OBJECTIVE
Your answer should consist solely of the lines from the one with "Write a Python" through the one with "plt.savefig('out.png', dpi=100)", copied exactly, endpoints included.

DATA TO PROCESS

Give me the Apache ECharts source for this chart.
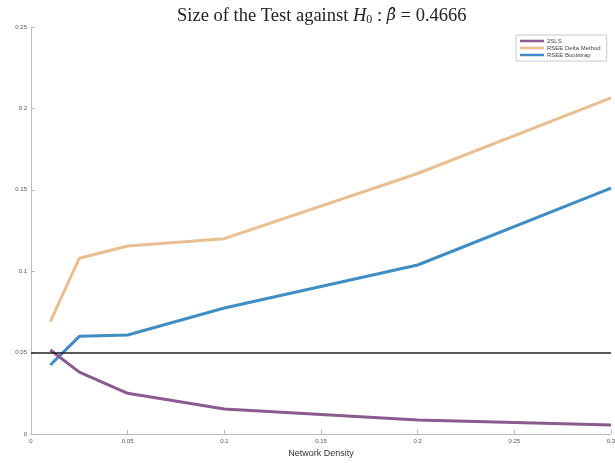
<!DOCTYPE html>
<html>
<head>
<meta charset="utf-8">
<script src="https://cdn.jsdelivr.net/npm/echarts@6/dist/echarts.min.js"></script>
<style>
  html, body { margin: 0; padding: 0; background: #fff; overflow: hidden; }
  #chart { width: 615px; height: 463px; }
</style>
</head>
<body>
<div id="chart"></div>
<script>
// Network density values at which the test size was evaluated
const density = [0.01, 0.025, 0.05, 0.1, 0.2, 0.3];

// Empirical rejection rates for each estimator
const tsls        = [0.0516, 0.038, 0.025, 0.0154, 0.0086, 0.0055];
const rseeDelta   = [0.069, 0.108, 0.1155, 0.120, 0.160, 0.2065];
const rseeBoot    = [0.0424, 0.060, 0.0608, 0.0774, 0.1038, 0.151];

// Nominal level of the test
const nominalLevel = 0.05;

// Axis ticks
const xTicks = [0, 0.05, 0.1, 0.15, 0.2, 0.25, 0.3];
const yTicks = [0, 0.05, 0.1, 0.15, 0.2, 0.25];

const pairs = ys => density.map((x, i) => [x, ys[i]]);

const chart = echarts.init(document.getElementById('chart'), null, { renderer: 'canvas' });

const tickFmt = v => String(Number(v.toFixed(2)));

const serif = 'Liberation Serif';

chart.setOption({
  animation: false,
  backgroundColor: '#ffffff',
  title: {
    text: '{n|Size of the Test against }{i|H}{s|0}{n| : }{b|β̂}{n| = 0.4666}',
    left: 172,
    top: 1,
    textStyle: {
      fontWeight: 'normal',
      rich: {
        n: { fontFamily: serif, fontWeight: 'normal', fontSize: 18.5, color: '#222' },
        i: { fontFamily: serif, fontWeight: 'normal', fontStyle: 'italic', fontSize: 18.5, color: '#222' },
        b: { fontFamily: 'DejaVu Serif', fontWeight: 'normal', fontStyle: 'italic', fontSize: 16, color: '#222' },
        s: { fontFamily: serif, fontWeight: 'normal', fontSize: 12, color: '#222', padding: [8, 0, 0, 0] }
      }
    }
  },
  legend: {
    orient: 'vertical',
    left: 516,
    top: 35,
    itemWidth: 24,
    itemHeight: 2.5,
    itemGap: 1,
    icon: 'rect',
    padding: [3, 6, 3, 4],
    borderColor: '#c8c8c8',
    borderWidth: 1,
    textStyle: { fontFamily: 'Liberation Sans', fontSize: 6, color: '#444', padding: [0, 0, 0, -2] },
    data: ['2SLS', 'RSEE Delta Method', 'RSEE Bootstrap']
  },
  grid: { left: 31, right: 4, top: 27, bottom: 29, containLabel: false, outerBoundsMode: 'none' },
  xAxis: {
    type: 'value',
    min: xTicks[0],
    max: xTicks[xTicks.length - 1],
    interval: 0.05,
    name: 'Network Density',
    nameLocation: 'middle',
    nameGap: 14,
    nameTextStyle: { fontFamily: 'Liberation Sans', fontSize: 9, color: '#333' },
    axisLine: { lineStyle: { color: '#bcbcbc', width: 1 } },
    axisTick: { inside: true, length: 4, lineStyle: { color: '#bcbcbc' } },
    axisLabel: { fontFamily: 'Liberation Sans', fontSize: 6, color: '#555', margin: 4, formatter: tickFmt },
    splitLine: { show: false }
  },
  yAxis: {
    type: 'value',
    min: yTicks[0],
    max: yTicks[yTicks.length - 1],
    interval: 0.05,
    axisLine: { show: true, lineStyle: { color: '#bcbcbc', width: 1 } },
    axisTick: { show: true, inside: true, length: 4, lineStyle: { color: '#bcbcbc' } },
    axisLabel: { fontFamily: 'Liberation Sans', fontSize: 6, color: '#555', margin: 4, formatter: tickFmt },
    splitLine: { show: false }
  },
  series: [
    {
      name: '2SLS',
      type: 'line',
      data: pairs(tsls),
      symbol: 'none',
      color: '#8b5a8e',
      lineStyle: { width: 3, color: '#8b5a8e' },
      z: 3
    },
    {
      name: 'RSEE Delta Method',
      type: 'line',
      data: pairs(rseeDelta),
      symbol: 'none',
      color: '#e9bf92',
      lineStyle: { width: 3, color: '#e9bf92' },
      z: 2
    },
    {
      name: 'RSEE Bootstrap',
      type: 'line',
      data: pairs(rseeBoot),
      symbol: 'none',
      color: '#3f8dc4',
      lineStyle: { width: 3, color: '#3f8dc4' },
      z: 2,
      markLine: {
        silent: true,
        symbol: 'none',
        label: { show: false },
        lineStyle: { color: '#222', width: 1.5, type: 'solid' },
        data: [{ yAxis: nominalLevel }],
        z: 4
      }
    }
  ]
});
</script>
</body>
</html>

--

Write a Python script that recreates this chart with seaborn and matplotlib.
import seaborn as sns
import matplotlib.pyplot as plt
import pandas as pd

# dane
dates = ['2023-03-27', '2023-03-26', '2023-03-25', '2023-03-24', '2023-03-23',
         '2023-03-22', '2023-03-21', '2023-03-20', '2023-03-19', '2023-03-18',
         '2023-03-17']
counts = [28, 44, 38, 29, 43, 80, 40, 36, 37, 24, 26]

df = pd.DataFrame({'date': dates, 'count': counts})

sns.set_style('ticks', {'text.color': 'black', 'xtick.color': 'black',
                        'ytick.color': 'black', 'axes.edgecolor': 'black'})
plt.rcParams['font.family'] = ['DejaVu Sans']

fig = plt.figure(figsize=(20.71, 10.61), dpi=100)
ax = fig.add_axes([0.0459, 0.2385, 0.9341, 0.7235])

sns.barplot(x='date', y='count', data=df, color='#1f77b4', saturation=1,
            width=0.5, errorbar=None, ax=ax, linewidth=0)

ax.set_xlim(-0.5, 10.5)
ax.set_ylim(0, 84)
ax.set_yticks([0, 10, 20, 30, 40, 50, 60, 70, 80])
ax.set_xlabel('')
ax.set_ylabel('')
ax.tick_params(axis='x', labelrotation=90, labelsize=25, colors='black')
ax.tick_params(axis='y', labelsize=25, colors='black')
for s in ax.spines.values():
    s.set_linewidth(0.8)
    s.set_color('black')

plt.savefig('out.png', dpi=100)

* * *

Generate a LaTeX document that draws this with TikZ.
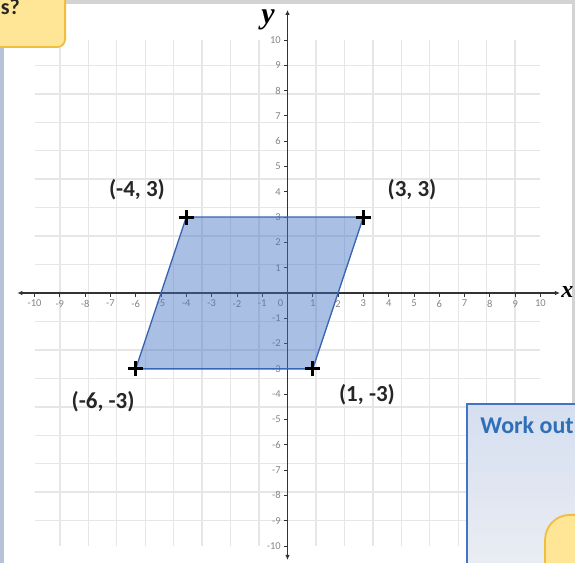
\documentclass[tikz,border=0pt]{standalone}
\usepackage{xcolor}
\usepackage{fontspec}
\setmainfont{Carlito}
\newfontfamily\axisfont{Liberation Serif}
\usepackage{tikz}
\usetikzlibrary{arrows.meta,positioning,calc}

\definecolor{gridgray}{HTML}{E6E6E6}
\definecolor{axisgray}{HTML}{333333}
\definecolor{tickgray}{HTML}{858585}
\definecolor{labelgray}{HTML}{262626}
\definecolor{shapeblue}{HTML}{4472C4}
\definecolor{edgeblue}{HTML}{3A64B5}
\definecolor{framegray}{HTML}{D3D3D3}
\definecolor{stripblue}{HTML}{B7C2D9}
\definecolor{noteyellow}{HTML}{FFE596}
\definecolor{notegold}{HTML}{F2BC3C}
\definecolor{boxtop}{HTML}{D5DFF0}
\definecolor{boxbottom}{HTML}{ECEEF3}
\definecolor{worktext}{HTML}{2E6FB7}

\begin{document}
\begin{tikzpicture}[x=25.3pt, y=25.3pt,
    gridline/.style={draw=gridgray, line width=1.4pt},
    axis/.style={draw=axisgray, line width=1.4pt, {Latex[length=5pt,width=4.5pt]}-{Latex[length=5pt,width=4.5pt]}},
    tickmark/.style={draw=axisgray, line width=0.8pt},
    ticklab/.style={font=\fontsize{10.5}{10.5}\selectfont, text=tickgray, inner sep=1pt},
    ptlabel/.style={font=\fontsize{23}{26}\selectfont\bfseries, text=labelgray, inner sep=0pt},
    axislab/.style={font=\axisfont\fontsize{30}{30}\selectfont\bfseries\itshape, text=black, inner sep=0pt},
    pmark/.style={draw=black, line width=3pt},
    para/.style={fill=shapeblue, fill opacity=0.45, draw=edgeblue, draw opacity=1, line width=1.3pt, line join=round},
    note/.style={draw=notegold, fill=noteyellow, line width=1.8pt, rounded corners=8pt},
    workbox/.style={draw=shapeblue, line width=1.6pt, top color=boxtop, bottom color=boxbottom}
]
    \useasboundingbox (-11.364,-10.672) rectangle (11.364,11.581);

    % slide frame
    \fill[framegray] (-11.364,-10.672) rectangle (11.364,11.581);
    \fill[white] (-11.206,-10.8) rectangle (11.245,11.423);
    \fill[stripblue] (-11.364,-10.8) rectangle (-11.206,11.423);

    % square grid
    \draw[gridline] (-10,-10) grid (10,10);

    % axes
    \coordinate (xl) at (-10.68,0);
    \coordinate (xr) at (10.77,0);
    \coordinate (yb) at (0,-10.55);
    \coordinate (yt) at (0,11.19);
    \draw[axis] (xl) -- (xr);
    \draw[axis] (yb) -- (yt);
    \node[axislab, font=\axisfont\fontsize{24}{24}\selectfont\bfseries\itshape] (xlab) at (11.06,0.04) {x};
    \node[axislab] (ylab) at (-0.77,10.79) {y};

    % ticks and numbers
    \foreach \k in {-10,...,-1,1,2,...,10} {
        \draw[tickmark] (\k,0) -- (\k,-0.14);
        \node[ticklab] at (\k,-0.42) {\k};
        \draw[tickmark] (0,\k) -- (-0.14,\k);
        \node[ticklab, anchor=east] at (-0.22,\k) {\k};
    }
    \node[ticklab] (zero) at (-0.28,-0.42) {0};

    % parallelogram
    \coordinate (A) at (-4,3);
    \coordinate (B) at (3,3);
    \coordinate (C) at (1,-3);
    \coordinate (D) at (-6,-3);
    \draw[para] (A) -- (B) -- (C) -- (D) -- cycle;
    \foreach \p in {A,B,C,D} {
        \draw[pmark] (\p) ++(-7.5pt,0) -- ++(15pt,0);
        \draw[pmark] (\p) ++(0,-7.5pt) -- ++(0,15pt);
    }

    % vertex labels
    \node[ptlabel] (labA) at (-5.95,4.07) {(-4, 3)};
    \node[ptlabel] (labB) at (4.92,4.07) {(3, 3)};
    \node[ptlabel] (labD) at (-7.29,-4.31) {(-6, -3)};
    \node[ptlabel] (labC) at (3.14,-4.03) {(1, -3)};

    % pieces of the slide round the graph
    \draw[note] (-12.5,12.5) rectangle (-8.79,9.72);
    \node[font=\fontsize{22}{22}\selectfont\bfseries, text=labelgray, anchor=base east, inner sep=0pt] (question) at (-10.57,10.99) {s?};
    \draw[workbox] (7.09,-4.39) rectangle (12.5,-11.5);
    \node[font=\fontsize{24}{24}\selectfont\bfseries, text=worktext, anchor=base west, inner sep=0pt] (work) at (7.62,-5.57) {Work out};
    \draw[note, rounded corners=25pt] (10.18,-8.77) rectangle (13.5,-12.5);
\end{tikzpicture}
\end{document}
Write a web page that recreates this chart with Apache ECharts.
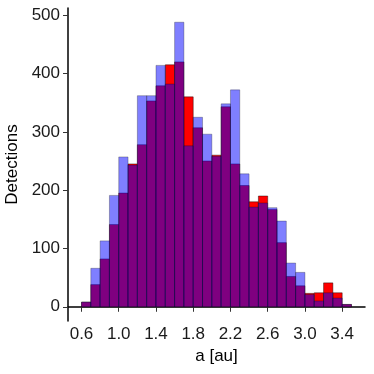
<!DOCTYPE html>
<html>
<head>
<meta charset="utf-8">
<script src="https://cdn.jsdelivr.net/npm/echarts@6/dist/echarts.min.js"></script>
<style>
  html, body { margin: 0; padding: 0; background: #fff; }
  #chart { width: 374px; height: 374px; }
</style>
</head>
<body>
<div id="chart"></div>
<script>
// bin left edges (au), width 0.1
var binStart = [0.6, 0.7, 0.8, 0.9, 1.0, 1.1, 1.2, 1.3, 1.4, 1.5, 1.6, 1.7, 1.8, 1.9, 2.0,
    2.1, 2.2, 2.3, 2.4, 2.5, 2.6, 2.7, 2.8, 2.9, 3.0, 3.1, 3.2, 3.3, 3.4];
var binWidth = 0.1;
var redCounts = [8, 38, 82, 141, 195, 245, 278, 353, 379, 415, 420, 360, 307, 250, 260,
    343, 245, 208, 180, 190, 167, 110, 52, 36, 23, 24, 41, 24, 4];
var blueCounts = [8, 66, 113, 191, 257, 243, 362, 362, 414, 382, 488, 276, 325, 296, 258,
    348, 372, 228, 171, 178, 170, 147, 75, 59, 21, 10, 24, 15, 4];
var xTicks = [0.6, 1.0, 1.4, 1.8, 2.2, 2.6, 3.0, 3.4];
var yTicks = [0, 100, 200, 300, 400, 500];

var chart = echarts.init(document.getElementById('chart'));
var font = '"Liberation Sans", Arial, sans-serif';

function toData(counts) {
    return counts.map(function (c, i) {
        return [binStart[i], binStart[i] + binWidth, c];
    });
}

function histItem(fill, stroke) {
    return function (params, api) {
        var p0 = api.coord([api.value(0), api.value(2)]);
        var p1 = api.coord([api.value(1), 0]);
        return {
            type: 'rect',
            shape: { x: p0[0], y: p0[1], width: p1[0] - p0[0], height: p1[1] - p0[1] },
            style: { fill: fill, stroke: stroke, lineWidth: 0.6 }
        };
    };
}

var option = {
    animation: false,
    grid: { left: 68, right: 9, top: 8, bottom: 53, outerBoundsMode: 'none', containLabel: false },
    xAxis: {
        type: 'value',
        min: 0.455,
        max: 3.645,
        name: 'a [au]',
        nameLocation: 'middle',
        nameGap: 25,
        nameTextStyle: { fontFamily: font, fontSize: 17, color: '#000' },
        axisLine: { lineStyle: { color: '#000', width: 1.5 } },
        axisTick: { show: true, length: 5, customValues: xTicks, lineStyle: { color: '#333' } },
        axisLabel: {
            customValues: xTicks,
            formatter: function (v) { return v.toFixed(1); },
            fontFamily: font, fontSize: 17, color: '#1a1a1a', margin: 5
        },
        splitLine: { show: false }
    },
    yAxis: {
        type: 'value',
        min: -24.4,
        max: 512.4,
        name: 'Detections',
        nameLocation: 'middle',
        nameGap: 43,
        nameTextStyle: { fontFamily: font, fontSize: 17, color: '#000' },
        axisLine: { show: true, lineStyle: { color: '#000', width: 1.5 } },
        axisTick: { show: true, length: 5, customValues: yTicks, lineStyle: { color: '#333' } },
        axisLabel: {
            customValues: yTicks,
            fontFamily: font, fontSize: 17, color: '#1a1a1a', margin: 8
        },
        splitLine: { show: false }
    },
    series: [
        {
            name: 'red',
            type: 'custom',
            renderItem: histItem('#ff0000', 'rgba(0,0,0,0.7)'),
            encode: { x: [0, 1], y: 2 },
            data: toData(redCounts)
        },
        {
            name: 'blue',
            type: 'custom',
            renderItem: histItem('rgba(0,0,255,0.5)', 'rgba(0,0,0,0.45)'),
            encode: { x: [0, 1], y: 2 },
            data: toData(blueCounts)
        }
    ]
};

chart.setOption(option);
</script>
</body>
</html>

RESPONSE TO THIS TASK
Write a Python script that recreates this chart with seaborn and matplotlib.
import seaborn as sns
import matplotlib.pyplot as plt
import pandas as pd

# dane
dates = ['2023-03-27', '2023-03-26', '2023-03-25', '2023-03-24', '2023-03-23',
         '2023-03-22', '2023-03-21', '2023-03-20', '2023-03-19', '2023-03-18',
         '2023-03-17']
counts = [28, 44, 38, 29, 43, 80, 40, 36, 37, 24, 26]

df = pd.DataFrame({'date': dates, 'count': counts})

sns.set_style('ticks', {'text.color': 'black', 'xtick.color': 'black',
                        'ytick.color': 'black', 'axes.edgecolor': 'black'})
plt.rcParams['font.family'] = ['DejaVu Sans']

fig = plt.figure(figsize=(20.71, 10.61), dpi=100)
ax = fig.add_axes([0.0459, 0.2385, 0.9341, 0.7235])

sns.barplot(x='date', y='count', data=df, color='#1f77b4', saturation=1,
            width=0.5, errorbar=None, ax=ax, linewidth=0)

ax.set_xlim(-0.5, 10.5)
ax.set_ylim(0, 84)
ax.set_yticks([0, 10, 20, 30, 40, 50, 60, 70, 80])
ax.set_xlabel('')
ax.set_ylabel('')
ax.tick_params(axis='x', labelrotation=90, labelsize=25, colors='black')
ax.tick_params(axis='y', labelsize=25, colors='black')
for s in ax.spines.values():
    s.set_linewidth(0.8)
    s.set_color('black')

plt.savefig('out.png', dpi=100)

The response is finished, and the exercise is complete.